• Record excerpts

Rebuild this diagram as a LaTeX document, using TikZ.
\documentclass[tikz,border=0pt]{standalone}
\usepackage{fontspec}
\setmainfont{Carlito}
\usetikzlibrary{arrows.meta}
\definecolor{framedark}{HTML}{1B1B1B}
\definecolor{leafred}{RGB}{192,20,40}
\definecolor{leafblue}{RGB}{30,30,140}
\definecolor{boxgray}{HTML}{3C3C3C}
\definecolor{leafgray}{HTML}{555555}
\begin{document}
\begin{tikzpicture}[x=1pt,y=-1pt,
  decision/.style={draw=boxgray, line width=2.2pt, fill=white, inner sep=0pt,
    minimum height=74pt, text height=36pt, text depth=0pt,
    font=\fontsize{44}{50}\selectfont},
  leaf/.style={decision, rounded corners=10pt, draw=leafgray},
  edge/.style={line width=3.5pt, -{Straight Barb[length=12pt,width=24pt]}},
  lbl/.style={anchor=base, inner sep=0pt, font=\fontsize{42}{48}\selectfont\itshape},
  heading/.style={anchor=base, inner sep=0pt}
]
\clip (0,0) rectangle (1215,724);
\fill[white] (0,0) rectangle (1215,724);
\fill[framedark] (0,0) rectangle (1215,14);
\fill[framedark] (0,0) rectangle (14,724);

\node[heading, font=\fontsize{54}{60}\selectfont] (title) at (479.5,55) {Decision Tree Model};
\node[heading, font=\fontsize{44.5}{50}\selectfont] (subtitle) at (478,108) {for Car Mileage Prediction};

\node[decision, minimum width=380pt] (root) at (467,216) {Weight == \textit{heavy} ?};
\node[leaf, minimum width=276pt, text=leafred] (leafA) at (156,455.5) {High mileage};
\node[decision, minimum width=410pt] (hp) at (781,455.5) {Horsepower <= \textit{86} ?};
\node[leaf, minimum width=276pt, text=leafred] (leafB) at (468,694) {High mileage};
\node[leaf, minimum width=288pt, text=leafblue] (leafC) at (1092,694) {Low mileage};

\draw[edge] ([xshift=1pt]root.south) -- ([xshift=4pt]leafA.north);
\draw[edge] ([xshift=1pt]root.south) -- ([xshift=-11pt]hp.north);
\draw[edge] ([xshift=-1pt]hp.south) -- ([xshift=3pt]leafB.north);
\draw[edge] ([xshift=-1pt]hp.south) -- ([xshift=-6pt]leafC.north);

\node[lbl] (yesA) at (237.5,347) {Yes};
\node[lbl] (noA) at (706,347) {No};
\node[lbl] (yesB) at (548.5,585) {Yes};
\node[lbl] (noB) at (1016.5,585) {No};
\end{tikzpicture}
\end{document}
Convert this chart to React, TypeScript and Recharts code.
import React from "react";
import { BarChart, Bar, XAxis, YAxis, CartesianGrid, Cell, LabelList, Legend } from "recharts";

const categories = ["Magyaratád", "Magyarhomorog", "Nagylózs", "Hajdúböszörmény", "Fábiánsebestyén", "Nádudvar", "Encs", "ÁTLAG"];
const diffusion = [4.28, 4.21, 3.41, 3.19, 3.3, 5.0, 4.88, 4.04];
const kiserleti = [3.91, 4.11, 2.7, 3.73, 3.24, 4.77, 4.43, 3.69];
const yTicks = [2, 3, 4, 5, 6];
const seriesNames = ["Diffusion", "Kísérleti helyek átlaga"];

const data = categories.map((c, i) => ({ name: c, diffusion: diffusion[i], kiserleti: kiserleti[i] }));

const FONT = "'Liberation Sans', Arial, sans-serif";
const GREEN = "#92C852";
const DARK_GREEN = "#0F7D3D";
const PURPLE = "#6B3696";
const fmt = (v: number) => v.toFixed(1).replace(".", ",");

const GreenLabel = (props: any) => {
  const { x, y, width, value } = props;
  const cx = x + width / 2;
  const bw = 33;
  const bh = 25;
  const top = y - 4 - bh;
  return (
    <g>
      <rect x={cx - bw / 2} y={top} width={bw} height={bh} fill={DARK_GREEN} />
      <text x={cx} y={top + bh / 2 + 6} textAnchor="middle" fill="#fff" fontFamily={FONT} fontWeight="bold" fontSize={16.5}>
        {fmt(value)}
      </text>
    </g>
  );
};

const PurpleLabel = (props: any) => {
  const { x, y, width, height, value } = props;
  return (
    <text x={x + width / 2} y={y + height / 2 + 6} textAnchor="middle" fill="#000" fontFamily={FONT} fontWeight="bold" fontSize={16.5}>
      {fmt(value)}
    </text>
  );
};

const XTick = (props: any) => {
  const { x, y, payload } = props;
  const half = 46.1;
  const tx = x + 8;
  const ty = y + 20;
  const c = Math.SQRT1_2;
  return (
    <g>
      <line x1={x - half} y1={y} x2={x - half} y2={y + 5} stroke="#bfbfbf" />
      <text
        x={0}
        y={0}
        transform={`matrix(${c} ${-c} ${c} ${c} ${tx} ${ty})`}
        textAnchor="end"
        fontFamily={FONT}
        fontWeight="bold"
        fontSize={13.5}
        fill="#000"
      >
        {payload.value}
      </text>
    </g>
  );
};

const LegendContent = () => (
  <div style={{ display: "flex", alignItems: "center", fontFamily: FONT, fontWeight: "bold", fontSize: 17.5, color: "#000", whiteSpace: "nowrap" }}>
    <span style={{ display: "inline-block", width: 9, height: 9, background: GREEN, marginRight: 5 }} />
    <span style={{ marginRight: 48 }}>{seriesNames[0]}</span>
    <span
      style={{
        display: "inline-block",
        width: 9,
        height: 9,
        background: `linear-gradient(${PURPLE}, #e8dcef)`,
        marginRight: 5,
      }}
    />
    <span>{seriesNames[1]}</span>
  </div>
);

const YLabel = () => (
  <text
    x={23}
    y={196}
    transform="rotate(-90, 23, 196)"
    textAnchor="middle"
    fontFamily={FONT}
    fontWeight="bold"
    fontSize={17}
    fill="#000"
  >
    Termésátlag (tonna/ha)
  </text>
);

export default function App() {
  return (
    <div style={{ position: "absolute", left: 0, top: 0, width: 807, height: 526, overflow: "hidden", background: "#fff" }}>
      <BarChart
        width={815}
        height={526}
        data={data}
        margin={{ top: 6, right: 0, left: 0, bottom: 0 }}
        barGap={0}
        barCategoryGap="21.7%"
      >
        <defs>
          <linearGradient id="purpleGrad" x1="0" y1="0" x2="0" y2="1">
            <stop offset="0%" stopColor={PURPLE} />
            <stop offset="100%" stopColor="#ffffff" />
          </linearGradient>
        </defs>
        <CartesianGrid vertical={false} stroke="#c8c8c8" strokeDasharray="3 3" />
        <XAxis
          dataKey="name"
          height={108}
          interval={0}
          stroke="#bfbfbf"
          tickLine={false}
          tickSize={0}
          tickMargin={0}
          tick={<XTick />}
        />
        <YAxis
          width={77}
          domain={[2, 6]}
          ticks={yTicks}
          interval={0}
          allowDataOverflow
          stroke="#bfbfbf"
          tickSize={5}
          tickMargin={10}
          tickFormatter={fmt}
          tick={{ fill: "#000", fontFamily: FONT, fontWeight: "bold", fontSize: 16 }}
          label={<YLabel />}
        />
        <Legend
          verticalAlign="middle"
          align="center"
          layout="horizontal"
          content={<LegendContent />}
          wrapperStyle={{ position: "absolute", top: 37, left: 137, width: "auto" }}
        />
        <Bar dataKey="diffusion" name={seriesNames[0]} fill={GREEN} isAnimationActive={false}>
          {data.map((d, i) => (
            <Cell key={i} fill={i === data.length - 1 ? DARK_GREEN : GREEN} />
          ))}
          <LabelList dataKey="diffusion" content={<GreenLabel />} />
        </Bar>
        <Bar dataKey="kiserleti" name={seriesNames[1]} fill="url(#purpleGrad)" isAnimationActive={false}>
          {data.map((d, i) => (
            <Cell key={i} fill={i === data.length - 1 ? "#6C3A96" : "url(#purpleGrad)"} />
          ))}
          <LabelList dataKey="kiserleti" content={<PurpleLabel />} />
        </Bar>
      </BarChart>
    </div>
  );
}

• Objective
Above are some lines. Repeat exactly, and only, those from the line that has "Convert this chart" through the line that has "Cell, LabelList, Legend".

• Task response
Convert this chart to React, TypeScript and Recharts code.
import React from "react";
import { BarChart, Bar, XAxis, YAxis, CartesianGrid, Cell, LabelList, Legend } from "recharts";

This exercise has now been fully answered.